With the Iraqi Army defeating Moqtada al-Sadr’s Mahdi Army in Basra, the L.A. Times has moved on to tell its readers how terrible things might get in Najaf. Buried in the middle of the piece, however, is a bit about the battle for Basra:
This time, the grand ayatollahs have declined to aid the incendiary cleric.
Three days into the Basra campaign, Grand Ayatollah Najafi issued a fatwa, or religious opinion or edict, that declared the Iraqi government as the only force in the country with the right to bear arms.
His son, Sheik Ali Najafi, left little doubt that the clergy had backed the Iraqi army operations.
“We see this as a positive improvement. . . . The people want the government to control the streets and the law to be enforced. No other groups,” he said, sitting in his study, furnished with cushions, a laptop and a clock bearing his father’s portrait.
Their stance is a gamble. An influential cleric who is knowledgeable about talks between the Sadr movement and the grand ayatollahs described the situation in bleak terms: The government is weak, and Sadr aides now acknowledge privately that they have lost control of members who are receiving support from Iran.

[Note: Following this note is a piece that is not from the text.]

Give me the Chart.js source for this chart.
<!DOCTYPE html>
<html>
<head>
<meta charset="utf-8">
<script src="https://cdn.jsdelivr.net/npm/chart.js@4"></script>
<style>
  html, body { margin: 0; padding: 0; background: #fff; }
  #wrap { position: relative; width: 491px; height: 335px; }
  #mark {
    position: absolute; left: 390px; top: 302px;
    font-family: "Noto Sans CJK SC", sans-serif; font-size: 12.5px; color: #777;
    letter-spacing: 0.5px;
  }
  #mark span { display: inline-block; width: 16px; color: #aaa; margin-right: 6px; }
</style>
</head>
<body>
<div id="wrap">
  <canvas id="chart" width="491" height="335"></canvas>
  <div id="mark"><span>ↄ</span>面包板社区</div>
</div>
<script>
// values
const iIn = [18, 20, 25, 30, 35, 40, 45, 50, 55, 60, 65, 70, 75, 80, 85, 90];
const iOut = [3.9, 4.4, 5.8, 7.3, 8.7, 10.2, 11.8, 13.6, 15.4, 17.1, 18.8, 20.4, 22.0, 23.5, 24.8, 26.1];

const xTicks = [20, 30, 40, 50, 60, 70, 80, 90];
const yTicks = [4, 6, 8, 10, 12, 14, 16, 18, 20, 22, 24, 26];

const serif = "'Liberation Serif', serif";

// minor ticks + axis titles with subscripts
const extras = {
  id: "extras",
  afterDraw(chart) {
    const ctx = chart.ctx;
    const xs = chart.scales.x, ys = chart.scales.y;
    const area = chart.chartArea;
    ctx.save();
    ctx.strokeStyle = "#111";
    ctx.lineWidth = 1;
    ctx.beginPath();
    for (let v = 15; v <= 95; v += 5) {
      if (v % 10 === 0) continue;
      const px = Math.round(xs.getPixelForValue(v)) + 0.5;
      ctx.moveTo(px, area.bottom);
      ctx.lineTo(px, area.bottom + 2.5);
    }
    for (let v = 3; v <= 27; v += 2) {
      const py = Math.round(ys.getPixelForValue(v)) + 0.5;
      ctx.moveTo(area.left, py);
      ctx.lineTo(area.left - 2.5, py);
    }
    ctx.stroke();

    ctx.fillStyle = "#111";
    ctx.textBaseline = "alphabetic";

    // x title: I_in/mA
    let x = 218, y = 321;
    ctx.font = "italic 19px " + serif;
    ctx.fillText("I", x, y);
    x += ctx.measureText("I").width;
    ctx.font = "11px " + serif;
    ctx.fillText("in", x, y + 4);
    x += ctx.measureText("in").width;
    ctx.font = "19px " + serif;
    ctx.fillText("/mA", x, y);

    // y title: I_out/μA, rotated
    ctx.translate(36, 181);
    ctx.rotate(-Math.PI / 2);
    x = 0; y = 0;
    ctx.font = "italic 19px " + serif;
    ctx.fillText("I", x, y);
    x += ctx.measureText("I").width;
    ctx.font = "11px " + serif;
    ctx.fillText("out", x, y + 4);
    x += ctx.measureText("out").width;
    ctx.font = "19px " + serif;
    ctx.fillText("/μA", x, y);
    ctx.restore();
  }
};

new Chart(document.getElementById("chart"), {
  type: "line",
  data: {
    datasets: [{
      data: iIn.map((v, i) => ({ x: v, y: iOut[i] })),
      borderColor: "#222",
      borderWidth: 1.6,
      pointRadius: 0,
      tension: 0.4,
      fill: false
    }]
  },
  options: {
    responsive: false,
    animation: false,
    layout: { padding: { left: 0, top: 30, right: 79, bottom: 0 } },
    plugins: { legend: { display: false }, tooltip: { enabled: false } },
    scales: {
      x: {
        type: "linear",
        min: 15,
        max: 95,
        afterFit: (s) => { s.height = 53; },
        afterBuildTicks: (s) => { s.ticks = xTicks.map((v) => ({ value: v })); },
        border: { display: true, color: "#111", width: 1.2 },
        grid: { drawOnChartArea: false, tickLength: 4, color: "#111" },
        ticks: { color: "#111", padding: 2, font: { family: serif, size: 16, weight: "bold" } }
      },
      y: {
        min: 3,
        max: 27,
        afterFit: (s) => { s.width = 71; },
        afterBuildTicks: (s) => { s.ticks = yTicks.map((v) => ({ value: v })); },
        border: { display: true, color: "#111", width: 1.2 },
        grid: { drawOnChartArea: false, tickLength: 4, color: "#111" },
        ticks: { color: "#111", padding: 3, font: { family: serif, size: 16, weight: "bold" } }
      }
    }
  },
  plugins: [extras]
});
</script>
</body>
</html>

The opposition of the clerics to the Mahdi Army will likely be ignored by the Juan Coles and Matthew Yglesiases, who prefer to pass along Sadrist propaganda. The establishment media will likely do the same, particularly with regard to the Iranian meddling in Iraq.
While we're on the topic of the Los Angeles Times, the paper's also published other very important stories that aren't getting the play they deserve in the debate over Iraq's progress.
In a story Thursday, "Iraq Restaurant's Fortunes Rise and Fall with Violence, the Times reported the reopening of Sun City Foods in Baghdad's Saidiya neighborhood. The restaurant's owner, Faruq Tamimi, opened up again for business again on March 20 this year. The relative calm in the city, compared to early 2007 when sectarian violence shut down much local commerce, has brought customers back out onto the streets.
Tamimi says that U.S. military forces are key to his neighborhood's prosperity: ""If they leave, in the morning some group will bomb the restaurant," he said, alluding to the various Shiite and Sunni parties and government security forces.'
Also, the Times had an interesting article yesterday on women's sports programs in Iraq, "In Iraq, Efforts to Revive Women's Basketball." The piece tells the story of the Iraqi Basketball Association's effort to revive the sport, which has been crippled by war, but also by the country's conservative culture, which traditionally subordinates women.
These stories - including the experiences of the Iraqi clerics noted above who are seeing "positive improvements" - indicate that so much of what's happening in Iraq today is about everday people and their aspirations to live a good life. These stories show a true process of building a civil society in the consolidation of democratic Iraq.
You don't read about these stories too often from the Juan Coles and Matthew Yglesiases either.